One day in the shower, I decided I wanted to write a lesbian fantasy romance. This didn’t have anything to do with the act of showering; it’s just that I get my best ideas in the bathroom. I’m not sure whether shampoo is my muse or if the mundane nature of the activity gives me room to think. It might have something to do with the creativity constriction imposed on me by clothing…
Okay, getting out of the shower now.
Lesbian fantasy romance! I’d tinkered with LGBT characters before. They’d popped up time and again, but even if they were main characters, their romantic endeavors were brushed to the side. Not this time, though. For my lesbian fantasy romance, they’d be front and center, shoulders forward, facing the world. I just had to write it, and in writing it, I had to face the reason why I’d always put my LGBT babies in the corner.
If I wrote lesbian romance like I wanted to write it, I was scared that my friends and family would know I was bi. Even now, that sentence is still hard to write.
It had never come up before. I’m married to a man; there was no reason to discuss my sexual orientation. Why talk about it at all?
Because there are people who are afraid to speak, who don’t feel that they can, or who know they won’t be loved if they do. Those of us who will be loved have to speak for them. I wanted to write for them. I wanted to give them out and proud lesbians who have adventures, who fight evil, and whose love is bright for all to see.
I got some odd looks from those who know me. Even now, when I give people the synopsis of my forthcoming book, The Pyramid Waltz, they look at me quizzically, at the ring on my finger. I smile at them, even after they say, “So…,” and leave a question hanging in the air. I delight in watching people try to figure out what exactly they want to ask.

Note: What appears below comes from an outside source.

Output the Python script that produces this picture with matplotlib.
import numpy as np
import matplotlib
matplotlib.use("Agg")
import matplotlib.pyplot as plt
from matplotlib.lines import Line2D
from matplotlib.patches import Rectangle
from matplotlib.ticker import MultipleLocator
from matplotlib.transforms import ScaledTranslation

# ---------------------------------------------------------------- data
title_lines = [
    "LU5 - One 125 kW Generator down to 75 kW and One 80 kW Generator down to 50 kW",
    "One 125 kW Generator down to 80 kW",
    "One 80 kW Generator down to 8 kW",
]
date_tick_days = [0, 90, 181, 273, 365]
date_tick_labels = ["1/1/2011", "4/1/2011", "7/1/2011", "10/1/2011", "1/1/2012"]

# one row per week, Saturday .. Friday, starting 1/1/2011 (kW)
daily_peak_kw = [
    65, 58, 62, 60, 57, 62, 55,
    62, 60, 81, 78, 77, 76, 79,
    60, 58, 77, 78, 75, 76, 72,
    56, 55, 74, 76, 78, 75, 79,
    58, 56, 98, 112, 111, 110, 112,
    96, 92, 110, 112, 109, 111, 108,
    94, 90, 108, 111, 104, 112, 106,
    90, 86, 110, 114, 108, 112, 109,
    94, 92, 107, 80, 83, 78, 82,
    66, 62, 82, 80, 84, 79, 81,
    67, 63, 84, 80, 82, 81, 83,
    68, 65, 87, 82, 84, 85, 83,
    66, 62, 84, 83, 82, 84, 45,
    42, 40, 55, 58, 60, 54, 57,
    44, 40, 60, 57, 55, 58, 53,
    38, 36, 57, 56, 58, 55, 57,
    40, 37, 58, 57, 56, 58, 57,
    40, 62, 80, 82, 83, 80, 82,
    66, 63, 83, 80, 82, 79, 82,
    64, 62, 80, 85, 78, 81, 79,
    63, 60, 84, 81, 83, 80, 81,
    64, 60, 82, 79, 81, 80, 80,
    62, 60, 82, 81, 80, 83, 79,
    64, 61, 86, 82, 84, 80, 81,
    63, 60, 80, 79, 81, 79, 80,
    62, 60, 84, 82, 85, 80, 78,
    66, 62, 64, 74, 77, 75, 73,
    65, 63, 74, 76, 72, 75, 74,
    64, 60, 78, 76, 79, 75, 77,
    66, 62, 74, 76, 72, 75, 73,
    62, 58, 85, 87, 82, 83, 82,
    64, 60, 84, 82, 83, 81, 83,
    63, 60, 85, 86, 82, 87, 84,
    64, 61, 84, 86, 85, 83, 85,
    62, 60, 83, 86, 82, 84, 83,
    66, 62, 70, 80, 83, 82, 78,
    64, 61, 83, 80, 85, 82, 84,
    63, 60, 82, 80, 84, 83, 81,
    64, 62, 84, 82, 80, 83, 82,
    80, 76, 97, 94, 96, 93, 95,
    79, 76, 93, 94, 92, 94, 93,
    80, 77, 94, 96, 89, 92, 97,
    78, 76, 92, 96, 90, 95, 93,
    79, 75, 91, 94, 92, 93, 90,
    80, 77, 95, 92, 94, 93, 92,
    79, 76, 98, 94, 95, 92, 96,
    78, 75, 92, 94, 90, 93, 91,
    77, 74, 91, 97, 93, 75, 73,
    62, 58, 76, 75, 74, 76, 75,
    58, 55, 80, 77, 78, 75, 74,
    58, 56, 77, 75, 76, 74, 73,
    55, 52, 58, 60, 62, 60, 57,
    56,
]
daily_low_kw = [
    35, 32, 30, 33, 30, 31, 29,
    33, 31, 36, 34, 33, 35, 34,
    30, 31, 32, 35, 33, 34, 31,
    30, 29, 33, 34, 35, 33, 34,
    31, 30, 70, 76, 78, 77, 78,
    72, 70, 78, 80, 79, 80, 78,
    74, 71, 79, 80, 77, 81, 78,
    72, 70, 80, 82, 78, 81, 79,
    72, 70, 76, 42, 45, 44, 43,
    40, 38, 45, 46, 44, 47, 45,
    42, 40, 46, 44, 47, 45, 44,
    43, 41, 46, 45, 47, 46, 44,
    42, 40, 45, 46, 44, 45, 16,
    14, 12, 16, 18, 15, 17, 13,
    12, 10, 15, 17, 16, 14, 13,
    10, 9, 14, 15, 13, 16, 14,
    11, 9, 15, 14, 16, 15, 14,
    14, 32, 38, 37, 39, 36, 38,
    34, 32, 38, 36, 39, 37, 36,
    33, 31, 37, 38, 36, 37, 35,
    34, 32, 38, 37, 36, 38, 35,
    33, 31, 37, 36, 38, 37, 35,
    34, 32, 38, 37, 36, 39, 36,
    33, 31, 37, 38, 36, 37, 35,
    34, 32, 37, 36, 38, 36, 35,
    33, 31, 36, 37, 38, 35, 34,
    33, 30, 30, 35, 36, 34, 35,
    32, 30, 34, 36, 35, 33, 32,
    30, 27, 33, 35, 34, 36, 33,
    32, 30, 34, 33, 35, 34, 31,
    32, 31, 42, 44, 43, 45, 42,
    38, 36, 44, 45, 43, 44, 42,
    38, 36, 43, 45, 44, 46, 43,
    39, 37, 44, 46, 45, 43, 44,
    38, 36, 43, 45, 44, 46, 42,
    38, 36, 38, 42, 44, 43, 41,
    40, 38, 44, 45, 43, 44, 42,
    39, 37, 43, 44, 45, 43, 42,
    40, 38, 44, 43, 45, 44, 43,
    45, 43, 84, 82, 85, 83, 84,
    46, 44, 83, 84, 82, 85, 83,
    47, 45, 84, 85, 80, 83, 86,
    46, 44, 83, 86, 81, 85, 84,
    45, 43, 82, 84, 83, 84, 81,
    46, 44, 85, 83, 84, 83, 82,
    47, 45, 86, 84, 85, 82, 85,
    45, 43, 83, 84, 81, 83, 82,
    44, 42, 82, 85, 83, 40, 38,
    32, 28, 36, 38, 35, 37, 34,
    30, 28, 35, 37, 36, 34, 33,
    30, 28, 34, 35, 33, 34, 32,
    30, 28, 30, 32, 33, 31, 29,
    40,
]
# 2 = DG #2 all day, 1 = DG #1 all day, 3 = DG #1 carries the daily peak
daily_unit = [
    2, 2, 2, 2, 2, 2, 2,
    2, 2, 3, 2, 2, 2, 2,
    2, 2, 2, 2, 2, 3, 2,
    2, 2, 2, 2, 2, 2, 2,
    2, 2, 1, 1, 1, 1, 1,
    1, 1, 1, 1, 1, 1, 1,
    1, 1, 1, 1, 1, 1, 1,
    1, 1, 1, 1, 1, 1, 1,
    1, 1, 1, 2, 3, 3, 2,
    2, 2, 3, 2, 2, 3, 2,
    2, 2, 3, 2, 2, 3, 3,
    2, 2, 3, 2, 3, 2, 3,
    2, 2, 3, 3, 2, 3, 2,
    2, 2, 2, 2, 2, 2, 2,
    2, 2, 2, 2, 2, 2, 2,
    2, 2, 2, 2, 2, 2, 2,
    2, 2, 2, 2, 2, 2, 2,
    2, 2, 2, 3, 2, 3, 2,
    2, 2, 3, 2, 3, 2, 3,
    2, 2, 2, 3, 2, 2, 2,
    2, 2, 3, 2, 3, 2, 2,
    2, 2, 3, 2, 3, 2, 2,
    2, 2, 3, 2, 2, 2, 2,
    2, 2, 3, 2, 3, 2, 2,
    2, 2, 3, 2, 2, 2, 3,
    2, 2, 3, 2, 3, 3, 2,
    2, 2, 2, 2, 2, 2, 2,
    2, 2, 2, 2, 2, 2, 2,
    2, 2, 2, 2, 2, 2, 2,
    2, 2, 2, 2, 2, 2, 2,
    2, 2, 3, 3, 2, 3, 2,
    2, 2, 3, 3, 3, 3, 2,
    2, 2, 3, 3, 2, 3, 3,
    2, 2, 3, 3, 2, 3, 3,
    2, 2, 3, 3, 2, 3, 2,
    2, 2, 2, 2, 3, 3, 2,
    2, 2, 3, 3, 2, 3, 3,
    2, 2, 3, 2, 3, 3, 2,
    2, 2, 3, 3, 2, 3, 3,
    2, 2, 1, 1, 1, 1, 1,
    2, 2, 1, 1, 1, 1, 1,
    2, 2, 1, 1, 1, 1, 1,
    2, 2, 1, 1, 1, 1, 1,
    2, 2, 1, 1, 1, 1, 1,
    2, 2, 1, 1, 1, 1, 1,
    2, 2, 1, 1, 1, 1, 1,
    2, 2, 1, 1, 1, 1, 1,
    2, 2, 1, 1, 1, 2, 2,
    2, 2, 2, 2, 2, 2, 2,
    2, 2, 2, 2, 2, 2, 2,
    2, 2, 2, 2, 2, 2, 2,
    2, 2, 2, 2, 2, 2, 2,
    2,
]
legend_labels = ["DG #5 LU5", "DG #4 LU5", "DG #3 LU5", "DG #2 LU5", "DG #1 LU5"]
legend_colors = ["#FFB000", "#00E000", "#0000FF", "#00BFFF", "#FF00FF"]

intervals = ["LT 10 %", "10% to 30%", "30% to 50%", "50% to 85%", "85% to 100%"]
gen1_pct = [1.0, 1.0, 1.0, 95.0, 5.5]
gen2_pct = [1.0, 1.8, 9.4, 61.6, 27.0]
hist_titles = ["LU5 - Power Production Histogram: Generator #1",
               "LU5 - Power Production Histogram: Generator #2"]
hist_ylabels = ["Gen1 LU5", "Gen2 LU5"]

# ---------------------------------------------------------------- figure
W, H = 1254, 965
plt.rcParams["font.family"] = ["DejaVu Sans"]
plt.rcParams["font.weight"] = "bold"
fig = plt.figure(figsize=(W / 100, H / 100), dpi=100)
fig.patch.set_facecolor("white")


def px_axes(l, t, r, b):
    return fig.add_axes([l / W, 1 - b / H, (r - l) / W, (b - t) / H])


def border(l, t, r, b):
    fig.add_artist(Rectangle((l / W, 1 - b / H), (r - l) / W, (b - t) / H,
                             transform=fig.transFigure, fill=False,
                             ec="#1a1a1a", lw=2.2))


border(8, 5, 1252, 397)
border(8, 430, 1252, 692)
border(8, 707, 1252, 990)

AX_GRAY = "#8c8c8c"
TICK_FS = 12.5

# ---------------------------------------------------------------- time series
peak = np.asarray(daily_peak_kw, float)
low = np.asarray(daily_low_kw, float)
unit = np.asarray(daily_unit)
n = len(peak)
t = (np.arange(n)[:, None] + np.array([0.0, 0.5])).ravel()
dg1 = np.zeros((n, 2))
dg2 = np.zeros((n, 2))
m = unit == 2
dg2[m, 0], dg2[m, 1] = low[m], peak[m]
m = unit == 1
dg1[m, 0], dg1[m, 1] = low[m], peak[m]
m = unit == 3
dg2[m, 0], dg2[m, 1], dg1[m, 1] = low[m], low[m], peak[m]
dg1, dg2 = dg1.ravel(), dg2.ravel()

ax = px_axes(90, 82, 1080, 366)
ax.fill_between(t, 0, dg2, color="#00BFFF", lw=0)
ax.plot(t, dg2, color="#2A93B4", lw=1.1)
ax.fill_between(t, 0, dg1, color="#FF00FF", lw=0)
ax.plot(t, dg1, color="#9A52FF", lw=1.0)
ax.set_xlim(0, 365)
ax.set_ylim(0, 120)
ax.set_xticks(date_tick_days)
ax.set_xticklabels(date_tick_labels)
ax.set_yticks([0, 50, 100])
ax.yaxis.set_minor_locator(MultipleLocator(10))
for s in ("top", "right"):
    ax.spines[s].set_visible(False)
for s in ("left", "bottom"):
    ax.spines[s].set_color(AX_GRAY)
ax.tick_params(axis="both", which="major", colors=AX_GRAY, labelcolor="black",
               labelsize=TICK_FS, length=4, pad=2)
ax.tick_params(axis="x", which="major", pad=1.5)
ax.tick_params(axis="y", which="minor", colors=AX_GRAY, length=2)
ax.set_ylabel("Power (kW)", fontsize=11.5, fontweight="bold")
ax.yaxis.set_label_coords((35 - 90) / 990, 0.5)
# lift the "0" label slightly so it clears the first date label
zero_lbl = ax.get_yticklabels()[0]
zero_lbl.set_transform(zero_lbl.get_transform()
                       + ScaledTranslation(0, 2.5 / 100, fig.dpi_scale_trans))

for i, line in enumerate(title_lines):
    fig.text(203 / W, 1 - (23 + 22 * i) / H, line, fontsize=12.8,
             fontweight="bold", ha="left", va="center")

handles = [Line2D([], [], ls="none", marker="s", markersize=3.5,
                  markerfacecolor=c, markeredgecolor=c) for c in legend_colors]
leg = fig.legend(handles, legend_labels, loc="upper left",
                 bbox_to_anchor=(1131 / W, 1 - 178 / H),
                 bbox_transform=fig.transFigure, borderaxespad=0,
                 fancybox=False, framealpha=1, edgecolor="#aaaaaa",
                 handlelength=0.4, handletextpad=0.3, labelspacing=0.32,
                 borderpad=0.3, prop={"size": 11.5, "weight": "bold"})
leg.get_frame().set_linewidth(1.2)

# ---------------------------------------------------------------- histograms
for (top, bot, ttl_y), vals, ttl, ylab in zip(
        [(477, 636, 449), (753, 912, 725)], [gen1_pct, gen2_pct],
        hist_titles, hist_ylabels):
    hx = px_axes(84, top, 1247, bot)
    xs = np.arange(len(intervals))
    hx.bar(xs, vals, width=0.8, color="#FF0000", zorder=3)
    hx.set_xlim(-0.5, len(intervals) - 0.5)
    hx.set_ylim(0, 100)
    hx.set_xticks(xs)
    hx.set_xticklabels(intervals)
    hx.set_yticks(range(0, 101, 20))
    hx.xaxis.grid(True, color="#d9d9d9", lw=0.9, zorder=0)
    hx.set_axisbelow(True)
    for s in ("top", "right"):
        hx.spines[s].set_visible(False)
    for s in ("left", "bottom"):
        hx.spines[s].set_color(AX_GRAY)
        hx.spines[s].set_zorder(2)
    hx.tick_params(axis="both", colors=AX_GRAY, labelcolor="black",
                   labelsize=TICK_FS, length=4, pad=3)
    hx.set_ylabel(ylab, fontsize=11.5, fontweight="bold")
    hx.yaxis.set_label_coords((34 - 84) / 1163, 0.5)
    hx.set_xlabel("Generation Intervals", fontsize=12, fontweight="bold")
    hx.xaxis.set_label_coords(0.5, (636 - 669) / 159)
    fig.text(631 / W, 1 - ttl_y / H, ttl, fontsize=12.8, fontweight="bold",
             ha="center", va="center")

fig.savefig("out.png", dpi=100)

A few have asked, “Why lesbians?” to which I laugh and say, “Why not?” When the very confused ask, “Couldn’t you just change one to a man?” I giggle uncontrollably and picture one of my two female leads with a penis. I don’t think it’s just that easy to change, man. After my giggle fit is over, I like to lean in close and say, “Tell you what. I’ll write you a story where they’re both men. Better?”